* _WHAT IS NEEDED_
From the entries that follow, gather each line holding the word "with".

* _MATERIALS PROVIDED_

-- START --

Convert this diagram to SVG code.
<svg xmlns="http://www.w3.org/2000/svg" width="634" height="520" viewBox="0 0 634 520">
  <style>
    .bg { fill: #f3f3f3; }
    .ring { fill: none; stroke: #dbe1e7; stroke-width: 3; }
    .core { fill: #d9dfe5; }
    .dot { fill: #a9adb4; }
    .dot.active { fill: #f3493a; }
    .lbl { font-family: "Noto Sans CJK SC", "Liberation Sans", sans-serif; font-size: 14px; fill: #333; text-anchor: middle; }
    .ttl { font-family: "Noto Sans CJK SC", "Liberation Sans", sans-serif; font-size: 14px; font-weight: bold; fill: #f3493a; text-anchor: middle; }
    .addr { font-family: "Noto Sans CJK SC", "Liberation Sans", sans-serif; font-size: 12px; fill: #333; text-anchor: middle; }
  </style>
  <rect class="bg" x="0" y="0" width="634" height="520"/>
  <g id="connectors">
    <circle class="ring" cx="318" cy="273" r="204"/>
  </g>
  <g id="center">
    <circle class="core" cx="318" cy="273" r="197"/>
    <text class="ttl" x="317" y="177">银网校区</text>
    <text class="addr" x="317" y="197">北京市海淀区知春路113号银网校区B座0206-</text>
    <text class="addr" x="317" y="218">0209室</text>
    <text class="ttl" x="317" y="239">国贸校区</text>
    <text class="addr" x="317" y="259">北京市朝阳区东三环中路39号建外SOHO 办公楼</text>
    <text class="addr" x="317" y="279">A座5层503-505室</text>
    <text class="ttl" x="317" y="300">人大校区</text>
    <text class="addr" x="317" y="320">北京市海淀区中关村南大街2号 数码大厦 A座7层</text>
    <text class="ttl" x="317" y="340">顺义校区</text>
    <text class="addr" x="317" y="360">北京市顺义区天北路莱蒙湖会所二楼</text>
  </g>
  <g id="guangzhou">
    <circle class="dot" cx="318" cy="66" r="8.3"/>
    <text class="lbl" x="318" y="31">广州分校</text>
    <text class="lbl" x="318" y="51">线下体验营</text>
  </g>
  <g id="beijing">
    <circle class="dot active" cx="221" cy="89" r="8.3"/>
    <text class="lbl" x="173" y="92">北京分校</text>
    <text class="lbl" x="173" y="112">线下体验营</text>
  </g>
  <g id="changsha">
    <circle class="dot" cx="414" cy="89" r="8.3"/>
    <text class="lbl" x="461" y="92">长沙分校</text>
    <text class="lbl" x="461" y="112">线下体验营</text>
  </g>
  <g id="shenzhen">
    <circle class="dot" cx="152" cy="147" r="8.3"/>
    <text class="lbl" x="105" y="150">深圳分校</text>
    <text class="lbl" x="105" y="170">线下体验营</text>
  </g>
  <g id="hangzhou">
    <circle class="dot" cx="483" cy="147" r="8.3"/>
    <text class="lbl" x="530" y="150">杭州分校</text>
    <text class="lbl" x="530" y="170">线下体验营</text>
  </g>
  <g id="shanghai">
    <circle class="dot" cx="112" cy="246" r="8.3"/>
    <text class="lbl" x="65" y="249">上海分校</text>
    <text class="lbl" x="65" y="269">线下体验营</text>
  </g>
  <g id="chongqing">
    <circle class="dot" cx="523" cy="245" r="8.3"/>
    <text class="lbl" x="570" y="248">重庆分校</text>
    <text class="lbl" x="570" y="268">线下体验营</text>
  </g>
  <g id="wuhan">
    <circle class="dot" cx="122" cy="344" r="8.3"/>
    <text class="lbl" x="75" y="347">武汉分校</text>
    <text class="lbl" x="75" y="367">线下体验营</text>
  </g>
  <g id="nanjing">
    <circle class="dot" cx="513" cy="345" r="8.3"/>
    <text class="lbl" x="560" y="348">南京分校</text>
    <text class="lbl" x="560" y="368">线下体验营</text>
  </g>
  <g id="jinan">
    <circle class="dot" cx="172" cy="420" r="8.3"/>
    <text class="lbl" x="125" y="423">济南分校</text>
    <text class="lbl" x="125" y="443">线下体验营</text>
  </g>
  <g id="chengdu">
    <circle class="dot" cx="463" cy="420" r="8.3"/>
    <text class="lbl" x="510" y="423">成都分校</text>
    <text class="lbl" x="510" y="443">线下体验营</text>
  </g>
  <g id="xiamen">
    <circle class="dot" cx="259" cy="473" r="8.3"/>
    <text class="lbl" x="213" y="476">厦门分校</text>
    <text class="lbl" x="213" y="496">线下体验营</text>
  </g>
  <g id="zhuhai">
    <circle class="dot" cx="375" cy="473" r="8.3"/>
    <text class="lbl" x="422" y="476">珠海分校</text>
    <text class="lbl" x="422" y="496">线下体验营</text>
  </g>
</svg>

-- END --
-- START --

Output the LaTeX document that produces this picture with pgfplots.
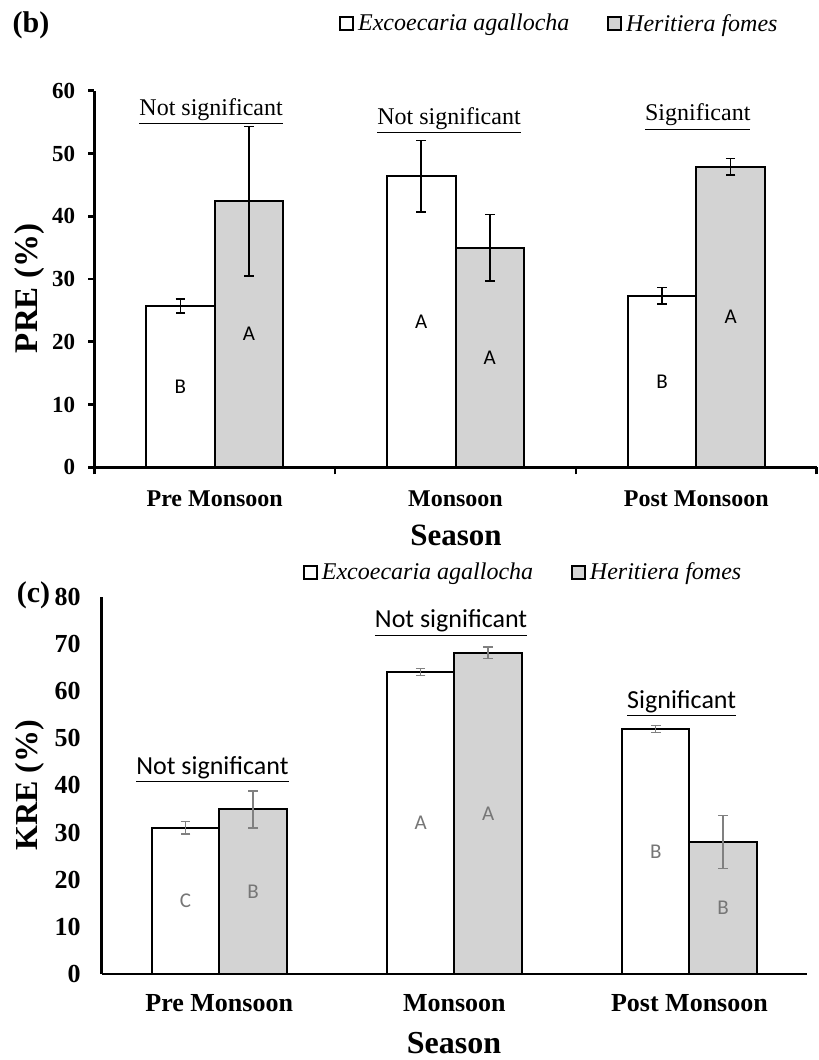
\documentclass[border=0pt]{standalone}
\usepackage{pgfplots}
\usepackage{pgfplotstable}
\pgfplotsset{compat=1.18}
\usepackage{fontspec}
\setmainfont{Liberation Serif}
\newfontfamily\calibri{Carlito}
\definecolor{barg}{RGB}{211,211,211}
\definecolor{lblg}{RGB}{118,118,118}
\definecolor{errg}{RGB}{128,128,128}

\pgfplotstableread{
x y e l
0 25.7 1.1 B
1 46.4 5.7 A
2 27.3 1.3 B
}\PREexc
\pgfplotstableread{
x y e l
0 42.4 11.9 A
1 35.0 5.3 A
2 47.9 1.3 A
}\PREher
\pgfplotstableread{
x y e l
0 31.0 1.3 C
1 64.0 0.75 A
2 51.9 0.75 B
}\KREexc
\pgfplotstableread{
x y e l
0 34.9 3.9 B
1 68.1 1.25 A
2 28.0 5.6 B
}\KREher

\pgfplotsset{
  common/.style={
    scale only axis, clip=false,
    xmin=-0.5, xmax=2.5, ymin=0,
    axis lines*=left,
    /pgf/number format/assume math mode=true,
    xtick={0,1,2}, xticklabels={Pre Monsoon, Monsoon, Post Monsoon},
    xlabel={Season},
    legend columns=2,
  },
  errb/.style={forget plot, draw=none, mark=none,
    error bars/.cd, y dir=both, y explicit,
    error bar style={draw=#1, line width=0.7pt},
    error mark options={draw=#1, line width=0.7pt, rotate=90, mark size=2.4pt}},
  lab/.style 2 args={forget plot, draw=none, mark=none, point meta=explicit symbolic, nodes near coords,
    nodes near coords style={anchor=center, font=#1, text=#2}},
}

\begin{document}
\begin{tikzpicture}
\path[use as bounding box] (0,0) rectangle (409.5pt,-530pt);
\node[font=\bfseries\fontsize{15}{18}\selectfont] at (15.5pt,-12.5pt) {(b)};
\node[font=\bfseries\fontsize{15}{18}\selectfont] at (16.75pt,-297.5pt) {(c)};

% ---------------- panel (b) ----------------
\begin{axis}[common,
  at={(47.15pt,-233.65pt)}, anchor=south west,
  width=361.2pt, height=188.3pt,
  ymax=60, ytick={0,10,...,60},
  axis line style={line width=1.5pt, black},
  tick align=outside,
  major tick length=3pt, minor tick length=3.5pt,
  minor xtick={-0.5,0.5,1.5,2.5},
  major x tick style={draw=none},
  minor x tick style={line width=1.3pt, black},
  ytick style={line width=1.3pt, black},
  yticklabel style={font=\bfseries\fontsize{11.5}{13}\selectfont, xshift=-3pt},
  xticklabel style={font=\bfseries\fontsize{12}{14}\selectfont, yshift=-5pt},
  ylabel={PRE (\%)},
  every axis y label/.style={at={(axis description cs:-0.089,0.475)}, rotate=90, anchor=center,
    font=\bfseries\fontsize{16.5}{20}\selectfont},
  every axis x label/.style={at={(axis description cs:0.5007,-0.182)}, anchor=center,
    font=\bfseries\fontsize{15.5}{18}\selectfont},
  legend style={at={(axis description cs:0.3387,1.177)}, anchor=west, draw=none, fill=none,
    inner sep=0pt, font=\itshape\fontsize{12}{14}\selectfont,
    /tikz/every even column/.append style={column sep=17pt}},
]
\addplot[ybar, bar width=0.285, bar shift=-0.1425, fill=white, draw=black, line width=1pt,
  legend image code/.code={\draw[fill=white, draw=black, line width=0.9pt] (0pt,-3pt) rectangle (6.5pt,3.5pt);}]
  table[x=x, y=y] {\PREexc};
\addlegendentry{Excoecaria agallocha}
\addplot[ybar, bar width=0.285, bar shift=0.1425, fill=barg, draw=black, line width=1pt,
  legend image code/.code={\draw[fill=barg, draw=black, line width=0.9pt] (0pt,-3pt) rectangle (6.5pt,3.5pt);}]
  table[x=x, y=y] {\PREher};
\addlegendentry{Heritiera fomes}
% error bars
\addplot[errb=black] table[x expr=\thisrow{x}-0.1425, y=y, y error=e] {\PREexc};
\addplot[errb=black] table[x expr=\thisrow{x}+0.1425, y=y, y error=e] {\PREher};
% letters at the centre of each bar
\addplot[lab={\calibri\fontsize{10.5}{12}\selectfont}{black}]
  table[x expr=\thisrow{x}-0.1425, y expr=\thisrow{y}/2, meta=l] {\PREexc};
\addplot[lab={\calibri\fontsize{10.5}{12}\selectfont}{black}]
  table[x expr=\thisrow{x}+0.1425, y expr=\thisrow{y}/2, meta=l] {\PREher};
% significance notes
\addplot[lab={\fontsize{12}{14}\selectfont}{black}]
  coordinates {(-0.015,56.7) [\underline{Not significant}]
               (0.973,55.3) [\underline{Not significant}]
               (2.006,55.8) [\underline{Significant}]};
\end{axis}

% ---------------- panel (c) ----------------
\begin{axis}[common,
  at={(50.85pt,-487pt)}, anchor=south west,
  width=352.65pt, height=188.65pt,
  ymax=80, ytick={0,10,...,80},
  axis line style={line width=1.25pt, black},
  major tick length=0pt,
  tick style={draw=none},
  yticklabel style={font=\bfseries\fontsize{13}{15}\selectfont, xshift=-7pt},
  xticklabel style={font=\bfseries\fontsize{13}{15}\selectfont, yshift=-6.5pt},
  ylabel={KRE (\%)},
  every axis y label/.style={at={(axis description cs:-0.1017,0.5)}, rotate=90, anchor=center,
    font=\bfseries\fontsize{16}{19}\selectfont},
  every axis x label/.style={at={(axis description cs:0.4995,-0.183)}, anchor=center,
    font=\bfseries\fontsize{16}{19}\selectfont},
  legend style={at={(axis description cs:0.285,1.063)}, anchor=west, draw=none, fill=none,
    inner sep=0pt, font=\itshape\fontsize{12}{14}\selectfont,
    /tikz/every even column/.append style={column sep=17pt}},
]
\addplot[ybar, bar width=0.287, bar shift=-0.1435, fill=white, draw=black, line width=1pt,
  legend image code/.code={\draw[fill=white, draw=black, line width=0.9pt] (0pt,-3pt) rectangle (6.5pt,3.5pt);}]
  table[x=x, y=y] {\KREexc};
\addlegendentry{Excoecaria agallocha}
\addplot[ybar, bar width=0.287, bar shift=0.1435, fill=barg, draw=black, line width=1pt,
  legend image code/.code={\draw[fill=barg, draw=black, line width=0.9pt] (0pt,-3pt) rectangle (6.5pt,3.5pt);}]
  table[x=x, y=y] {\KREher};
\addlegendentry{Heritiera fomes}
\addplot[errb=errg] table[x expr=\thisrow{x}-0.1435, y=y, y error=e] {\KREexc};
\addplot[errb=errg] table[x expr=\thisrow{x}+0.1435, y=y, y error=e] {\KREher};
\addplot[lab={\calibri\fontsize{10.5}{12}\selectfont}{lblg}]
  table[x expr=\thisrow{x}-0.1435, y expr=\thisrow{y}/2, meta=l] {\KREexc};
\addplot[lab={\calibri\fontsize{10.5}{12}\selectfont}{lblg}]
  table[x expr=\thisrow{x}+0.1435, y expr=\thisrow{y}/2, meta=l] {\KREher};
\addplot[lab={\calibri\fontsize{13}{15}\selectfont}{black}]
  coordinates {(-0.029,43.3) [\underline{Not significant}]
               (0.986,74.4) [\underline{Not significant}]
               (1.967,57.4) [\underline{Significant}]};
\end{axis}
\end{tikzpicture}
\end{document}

-- END --
-- START --

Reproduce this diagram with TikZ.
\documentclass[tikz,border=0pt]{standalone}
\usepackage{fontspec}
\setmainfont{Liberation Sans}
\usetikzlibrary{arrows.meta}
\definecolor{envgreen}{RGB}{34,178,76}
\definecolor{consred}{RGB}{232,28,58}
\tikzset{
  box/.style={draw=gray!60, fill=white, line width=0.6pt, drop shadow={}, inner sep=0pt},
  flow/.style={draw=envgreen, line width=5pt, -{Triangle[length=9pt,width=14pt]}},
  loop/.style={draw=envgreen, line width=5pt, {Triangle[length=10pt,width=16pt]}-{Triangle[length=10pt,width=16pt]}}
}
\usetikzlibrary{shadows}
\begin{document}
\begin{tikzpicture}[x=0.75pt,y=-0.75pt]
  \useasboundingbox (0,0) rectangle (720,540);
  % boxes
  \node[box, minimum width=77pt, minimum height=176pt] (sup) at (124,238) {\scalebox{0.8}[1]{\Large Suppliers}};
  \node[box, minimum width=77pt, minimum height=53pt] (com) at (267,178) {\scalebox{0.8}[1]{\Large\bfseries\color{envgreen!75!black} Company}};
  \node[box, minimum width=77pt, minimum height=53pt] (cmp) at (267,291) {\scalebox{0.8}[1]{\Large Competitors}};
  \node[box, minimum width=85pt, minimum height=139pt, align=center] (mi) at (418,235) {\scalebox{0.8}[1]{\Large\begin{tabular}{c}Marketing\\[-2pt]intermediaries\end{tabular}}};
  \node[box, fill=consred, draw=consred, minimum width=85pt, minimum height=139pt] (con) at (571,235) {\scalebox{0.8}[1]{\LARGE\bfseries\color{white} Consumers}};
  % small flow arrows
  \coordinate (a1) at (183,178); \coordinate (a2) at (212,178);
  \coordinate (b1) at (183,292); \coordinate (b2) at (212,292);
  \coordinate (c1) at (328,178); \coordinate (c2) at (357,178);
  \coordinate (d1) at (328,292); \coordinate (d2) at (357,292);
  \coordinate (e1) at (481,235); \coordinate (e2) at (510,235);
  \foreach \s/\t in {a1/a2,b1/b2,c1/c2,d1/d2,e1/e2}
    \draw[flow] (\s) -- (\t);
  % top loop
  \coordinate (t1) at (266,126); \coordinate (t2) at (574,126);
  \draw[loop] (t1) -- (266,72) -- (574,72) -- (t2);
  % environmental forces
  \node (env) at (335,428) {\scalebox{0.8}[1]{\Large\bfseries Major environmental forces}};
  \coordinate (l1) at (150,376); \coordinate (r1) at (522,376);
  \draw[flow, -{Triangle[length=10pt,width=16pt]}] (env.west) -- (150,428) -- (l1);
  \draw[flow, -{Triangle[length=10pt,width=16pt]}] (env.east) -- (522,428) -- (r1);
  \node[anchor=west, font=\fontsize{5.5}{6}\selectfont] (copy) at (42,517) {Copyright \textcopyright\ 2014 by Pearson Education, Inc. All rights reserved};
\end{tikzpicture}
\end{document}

-- END --

* _EXPECTED OUTPUT_
Output the LaTeX document that produces this picture with pgfplots.
Reproduce this diagram with TikZ.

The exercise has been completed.